Consumer - Code Flow

This page explains the runtime sequence implemented by the consumer service. Every step is drawn directly from the consumer's services and modules.

Message Intake and Validation

Incoming messages from the raw_content_aa Kafka topic are received by the application controller and immediately handed off to the consumer service's process() method. The first thing process() does is run a Zod schema validation against the raw message payload. It expects three fields: id (the source identifier), baslik (headline), and ozet (abstract). If any field is missing or fails type validation, a warning is logged and the method returns early. The message is considered consumed from Kafka's perspective and will not be retried.

Deduplication

Before any expensive work is done, the service checks whether this source ID has already been processed. A Redis key is computed as the SHA-256 hash of the source ID concatenated with the source enum value (AA). The service calls EXISTS on this key — if the key is present, processing stops immediately without touching the database or the model.

If Redis returns a miss, the service falls back to a Postgres lookup. It queries the contents table for the given source_id and checks whether model_kategori is already populated. If it is, the Redis key is backfilled with a 3-hour TTL and the message is skipped. This means a warm Redis cache is rebuilt gradually from the database after a Redis restart, and duplicate inference is still prevented.

gRPC Inference

The consumer service calls ModelService.Predict on the gRPC model service with the source ID, headline (baslik), and abstract (ozet) exactly as they were received in the Kafka message. The producer is responsible for pre-cleaning the text before emitting — no additional normalization happens in the consumer. The gRPC client is initialized during the module's OnModuleInit lifecycle hook using ClientGrpc.getService(). The call returns an Observable which is resolved via firstValueFrom(), making it a one-shot async operation — the consumer waits for a single response and does not stream.

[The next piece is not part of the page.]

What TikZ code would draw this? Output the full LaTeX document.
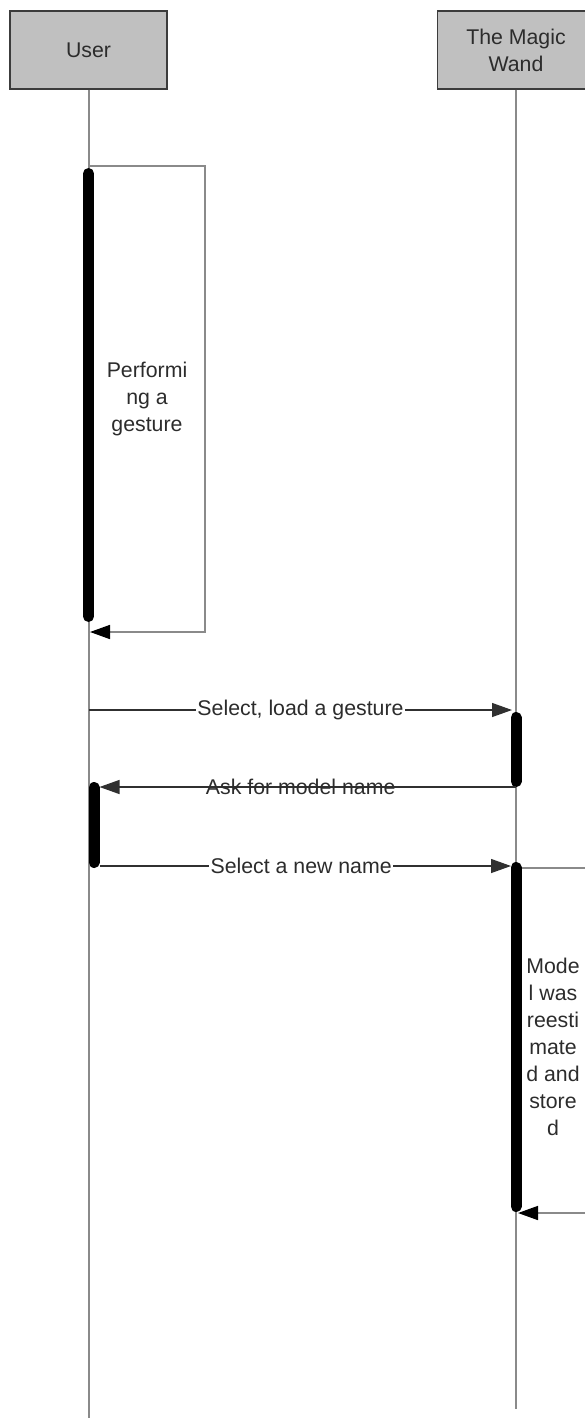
\documentclass[tikz,border=0pt]{standalone}
\usepackage{fontspec}
\setmainfont{Liberation Sans}
\usetikzlibrary{arrows.meta}
\definecolor{lifegray}{HTML}{8A8A8A}
\definecolor{boxgray}{HTML}{C0C0C0}
\definecolor{boxedge}{HTML}{3C3C3C}
\definecolor{txt}{HTML}{2C2C2C}
\definecolor{msgline}{HTML}{303030}
\begin{document}
\begin{tikzpicture}[x=1pt,y=-1pt,
  actor/.style={draw=boxedge, fill=boxgray, line width=1.3pt,
    minimum width=157pt, minimum height=78pt, inner sep=0pt,
    font=\fontsize{21.3}{27}\selectfont, text=txt, align=center},
  lifeline/.style={draw=lifegray, line width=1.5pt},
  actbar/.style={draw=black, line width=11pt, line cap=round},
  msg/.style={draw=msgline, line width=1.3pt,
    -{Triangle[length=20pt,width=14pt]}},
  selfmsg/.style={draw=lifegray, line width=1.6pt,
    -{Triangle[length=20pt,width=14pt,color=black]}},
  lbl/.style={font=\fontsize{21.3}{27}\selectfont, text=txt,
    inner sep=1.5pt, align=center},
]
\useasboundingbox (0,0) rectangle (584,1418);

% actors
\node[actor] (user) at (88.5,50) {User};
\node[actor] (wand) at (516,50) {The Magic\\Wand};

% lifelines
\coordinate (userend) at (89,1418);
\coordinate (wandend) at (516,1409);
\draw[lifeline] (user.south -| userend) -- (userend);
\draw[lifeline] (wand.south) -- (wandend);

% activation bars
\coordinate (ub1t) at (88.5,173.5);  \coordinate (ub1b) at (88.5,616.5);
\coordinate (wb1t) at (516,717.5);   \coordinate (wb1b) at (516,781.5);
\coordinate (ub2t) at (94,787.5);    \coordinate (ub2b) at (94,862.5);
\coordinate (wb2t) at (516,867.5);   \coordinate (wb2b) at (516,1206.5);
\draw[actbar] (ub1t) -- (ub1b);
\draw[actbar] (wb1t) -- (wb1b);
\draw[actbar] (ub2t) -- (ub2b);
\draw[actbar] (wb2t) -- (wb2b);

% self message on the user
\coordinate (s1a) at (89,166);
\coordinate (s1r) at (205,400);
\coordinate (s1b) at (90,632);
\draw[selfmsg] (s1a) -| (s1r) |- (s1b);
\node[lbl] (s1lbl) at (147,399) {Performi\\ng a\\gesture};

% messages between the lifelines
\coordinate (m1s) at (89,710);  \coordinate (m1e) at (512,710);
\draw[msg] (m1s) -- node[lbl, fill=white] (m1lbl) {Select, load a gesture} (m1e);

\coordinate (m2s) at (516,787); \coordinate (m2e) at (99.5,787);
\draw[msg] (m2s) -- node[lbl, pos=0.517] (m2lbl) {Ask for model name} (m2e);

\coordinate (m3s) at (99.5,866); \coordinate (m3e) at (511,866);
\draw[msg] (m3s) -- node[lbl, fill=white, pos=0.49] (m3lbl) {Select a new name} (m3e);

% self message on the wand
\coordinate (s2a) at (522,868);
\coordinate (s2r) at (640,1040);
\coordinate (s2b) at (518,1213);
\draw[selfmsg] (s2a) -| (s2r) |- (s2b);
\node[lbl] (s2lbl) at (553,1047) {Mode\\l was\\reesti\\mate\\d and\\store\\d};
\end{tikzpicture}
\end{document}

The response carries three fields: predicted_category (an integer index), confidence (a float representing the top score), and all_confidences (a map of category name strings to their individual scores).

Category Resolution

The integer predicted_category from the response is mapped to the internal Kategori enum using a MODEL_INDEX_TO_KATEGORI lookup table. If the model returns a null or missing predicted_category, the service falls back to computing the argmax over the all_confidences map — it finds the category name with the highest score, maps that name to an index via CATEGORY_NAME_TO_INDEX, and then resolves the enum from there. This means classification always produces a result as long as all_confidences is populated.

Persistence

Three sequential writes happen after a successful inference:

Content row upsert: the service checks whether a contents row already exists for the source ID. If it does but lacks a category, it is updated with model_kategori and processed_at. If no row exists, a new minimal record is created — only source_id, source, model_kategori, and processed_at are written. Fields like headline, abstract, and body are not written by the consumer; those are the producer's responsibility.

Classification result insert: a new row is always inserted into content_results, storing the predicted_category index, the top confidence score, and the full all_confidences map as a JSONB column. This record is the authoritative per-article classification artifact.

Redis cache write: after the database writes succeed, the consumer sets the deduplication Redis key to the resolved category value with a SETEX TTL of 3 hours (10800 seconds). This is the key checked at the start of the dedup flow.

Downstream Emission

With the Redis key set, the consumer emits a processed_content_aa Kafka message containing id, model_kategori, and confidence. This event is what downstream services — such as the API or analytics consumers — use to learn that an article has been classified. Emission happens only on the success path; skipped and failed messages produce no output event.

Analytics Recording

A consumer_analytics row is recorded for two classes of messages: validation failures (Zod parse errors) and any message that passes deduplication and reaches the gRPC inference stage — regardless of whether inference succeeded or failed. Messages that are skipped by the deduplication check (both Redis hits and Postgres hits) exit early and produce no analytics row.

The row records the source ID, the total processing time in milliseconds measured from the start of process(), a boolean success flag, and an error_type string when applicable. Errors from gRPC that contain the strings UNAVAILABLE, UNKNOWN, or grpc in their message are classified as "grpc"; all others are classified as "internal".